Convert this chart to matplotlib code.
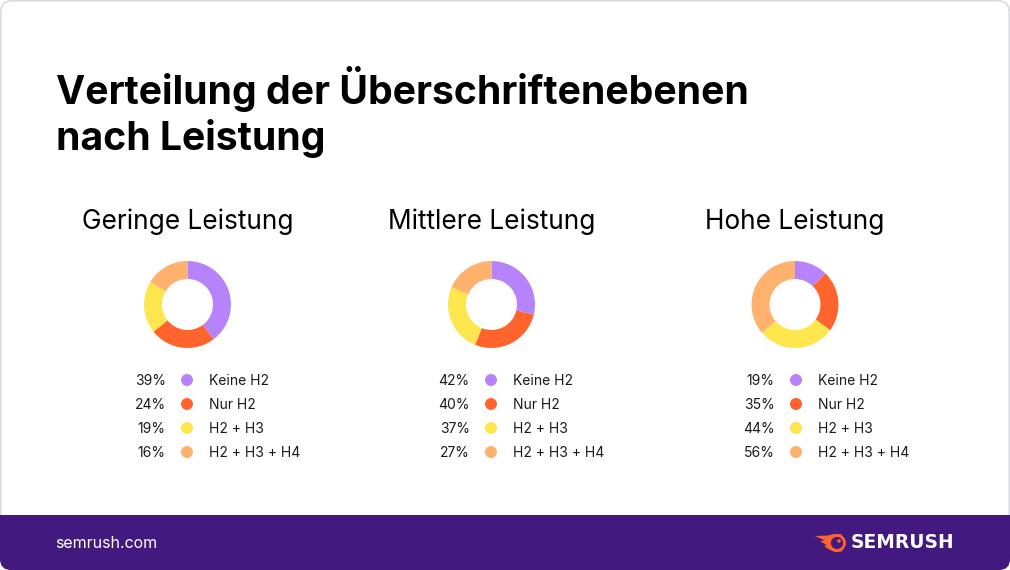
import matplotlib
matplotlib.use('Agg')
import matplotlib.pyplot as plt
from matplotlib.patches import FancyBboxPatch, Rectangle, Circle, Polygon

plt.rcParams['font.family'] = ['Inter', 'DejaVu Sans']

title_lines = ['Verteilung der Überschriftenebenen', 'nach Leistung']
groups = ['Geringe Leistung', 'Mittlere Leistung', 'Hohe Leistung']
levels = ['Keine H2', 'Nur H2', 'H2 + H3', 'H2 + H3 + H4']
low = [39, 24, 19, 16]
mid = [42, 40, 37, 27]
high = [19, 35, 44, 56]
colors = ['#b683fb', '#ff642d', '#ffe54e', '#ffb26e']
footer_text = 'semrush.com'
brand = 'SEMRUSH'

W, H = 1010, 570
fig = plt.figure(figsize=(W / 100, H / 100), dpi=100, facecolor='white')
bg = fig.add_axes([0, 0, 1, 1])
bg.set_xlim(0, W)
bg.set_ylim(H, 0)
bg.axis('off')

# card and footer
card = FancyBboxPatch((0.8, 0.8), W - 1.6, H - 1.6, boxstyle='round,pad=0,rounding_size=11',
                      fc='white', ec='#d3d6df', lw=1)
bg.add_patch(card)
footer = FancyBboxPatch((0, 490), W, H - 490, boxstyle='round,pad=0,rounding_size=11',
                        fc='#42197f', ec='none', zorder=2)
bg.add_patch(footer)
footer.set_clip_path(Rectangle((0, 515), W, 55, transform=bg.transData))

for i, line in enumerate(title_lines):
    bg.text(56, 89.5 + i * 49.5, line, fontsize=28.2, fontweight='bold', color='black',
            va='center', ha='left')

centers = [187.5, 491.5, 795]
legend_x = [187.5, 491.5, 796.5]
for cx, lx, name, vals in zip(centers, legend_x, groups, [low, mid, high]):
    bg.text(cx, 222, name, fontsize=18.9, color='black', va='center', ha='center')
    r = 43.5
    ax = fig.add_axes([(cx - r - 2) / W, 1 - (304.5 + r + 2) / H, (2 * r + 4) / W, (2 * r + 4) / H])
    ax.pie(vals, colors=colors, startangle=90, counterclock=False, radius=r / (r + 2),
           wedgeprops={'width': 18 / (r + 2)})
    ax.set_xlim(-1, 1)
    ax.set_ylim(-1, 1)
    for j, (label, v) in enumerate(zip(levels, vals)):
        y = 381 + j * 24
        bg.text(lx - 22, y, f'{v}%', fontsize=10, color='#1a1a1a', va='center', ha='right')
        bg.add_patch(Circle((lx - 0.5, y - 1), 6, fc=colors[j], ec='none'))
        bg.text(lx + 21.5, y, label, fontsize=10, color='#1a1a1a', va='center', ha='left')

bg.text(55, 543.5, footer_text, fontsize=11.5, color='white', va='center', ha='left', zorder=3)

# logo
flame = [(815, 536), (828, 535.5), (834, 534), (842, 534.5), (842, 551.5), (835, 552),
         (829, 549.5), (824, 546), (827, 545.5), (820, 541), (825, 540.5)]
bg.add_patch(Polygon(flame, closed=True, fc='#ff642d', ec='none', zorder=3))
bg.add_patch(Circle((837, 543), 7.5, fc='#42197f', ec='#ff642d', lw=2, zorder=4))
bg.add_patch(Circle((839, 541), 1.8, fc='#ff642d', ec='none', zorder=5))
bg.text(851, 543, brand, fontsize=13.4, fontweight='bold', color='white', va='center', ha='left',
        family='DejaVu Sans', zorder=3)

fig.savefig('out.png', dpi=100)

● ● ●

> TO BE DONE: Print out the whole of the material word for word, without pictures.

> CORRECT RESPONSE:
Convert this chart to matplotlib code.
import matplotlib
matplotlib.use('Agg')
import matplotlib.pyplot as plt
from matplotlib.patches import FancyBboxPatch, Rectangle, Circle, Polygon

plt.rcParams['font.family'] = ['Inter', 'DejaVu Sans']

title_lines = ['Verteilung der Überschriftenebenen', 'nach Leistung']
groups = ['Geringe Leistung', 'Mittlere Leistung', 'Hohe Leistung']
levels = ['Keine H2', 'Nur H2', 'H2 + H3', 'H2 + H3 + H4']
low = [39, 24, 19, 16]
mid = [42, 40, 37, 27]
high = [19, 35, 44, 56]
colors = ['#b683fb', '#ff642d', '#ffe54e', '#ffb26e']
footer_text = 'semrush.com'
brand = 'SEMRUSH'

W, H = 1010, 570
fig = plt.figure(figsize=(W / 100, H / 100), dpi=100, facecolor='white')
bg = fig.add_axes([0, 0, 1, 1])
bg.set_xlim(0, W)
bg.set_ylim(H, 0)
bg.axis('off')

# card and footer
card = FancyBboxPatch((0.8, 0.8), W - 1.6, H - 1.6, boxstyle='round,pad=0,rounding_size=11',
                      fc='white', ec='#d3d6df', lw=1)
bg.add_patch(card)
footer = FancyBboxPatch((0, 490), W, H - 490, boxstyle='round,pad=0,rounding_size=11',
                        fc='#42197f', ec='none', zorder=2)
bg.add_patch(footer)
footer.set_clip_path(Rectangle((0, 515), W, 55, transform=bg.transData))

for i, line in enumerate(title_lines):
    bg.text(56, 89.5 + i * 49.5, line, fontsize=28.2, fontweight='bold', color='black',
            va='center', ha='left')

centers = [187.5, 491.5, 795]
legend_x = [187.5, 491.5, 796.5]
for cx, lx, name, vals in zip(centers, legend_x, groups, [low, mid, high]):
    bg.text(cx, 222, name, fontsize=18.9, color='black', va='center', ha='center')
    r = 43.5
    ax = fig.add_axes([(cx - r - 2) / W, 1 - (304.5 + r + 2) / H, (2 * r + 4) / W, (2 * r + 4) / H])
    ax.pie(vals, colors=colors, startangle=90, counterclock=False, radius=r / (r + 2),
           wedgeprops={'width': 18 / (r + 2)})
    ax.set_xlim(-1, 1)
    ax.set_ylim(-1, 1)
    for j, (label, v) in enumerate(zip(levels, vals)):
        y = 381 + j * 24
        bg.text(lx - 22, y, f'{v}%', fontsize=10, color='#1a1a1a', va='center', ha='right')
        bg.add_patch(Circle((lx - 0.5, y - 1), 6, fc=colors[j], ec='none'))
        bg.text(lx + 21.5, y, label, fontsize=10, color='#1a1a1a', va='center', ha='left')

bg.text(55, 543.5, footer_text, fontsize=11.5, color='white', va='center', ha='left', zorder=3)

# logo
flame = [(815, 536), (828, 535.5), (834, 534), (842, 534.5), (842, 551.5), (835, 552),
         (829, 549.5), (824, 546), (827, 545.5), (820, 541), (825, 540.5)]
bg.add_patch(Polygon(flame, closed=True, fc='#ff642d', ec='none', zorder=3))
bg.add_patch(Circle((837, 543), 7.5, fc='#42197f', ec='#ff642d', lw=2, zorder=4))
bg.add_patch(Circle((839, 541), 1.8, fc='#ff642d', ec='none', zorder=5))
bg.text(851, 543, brand, fontsize=13.4, fontweight='bold', color='white', va='center', ha='left',
        family='DejaVu Sans', zorder=3)

fig.savefig('out.png', dpi=100)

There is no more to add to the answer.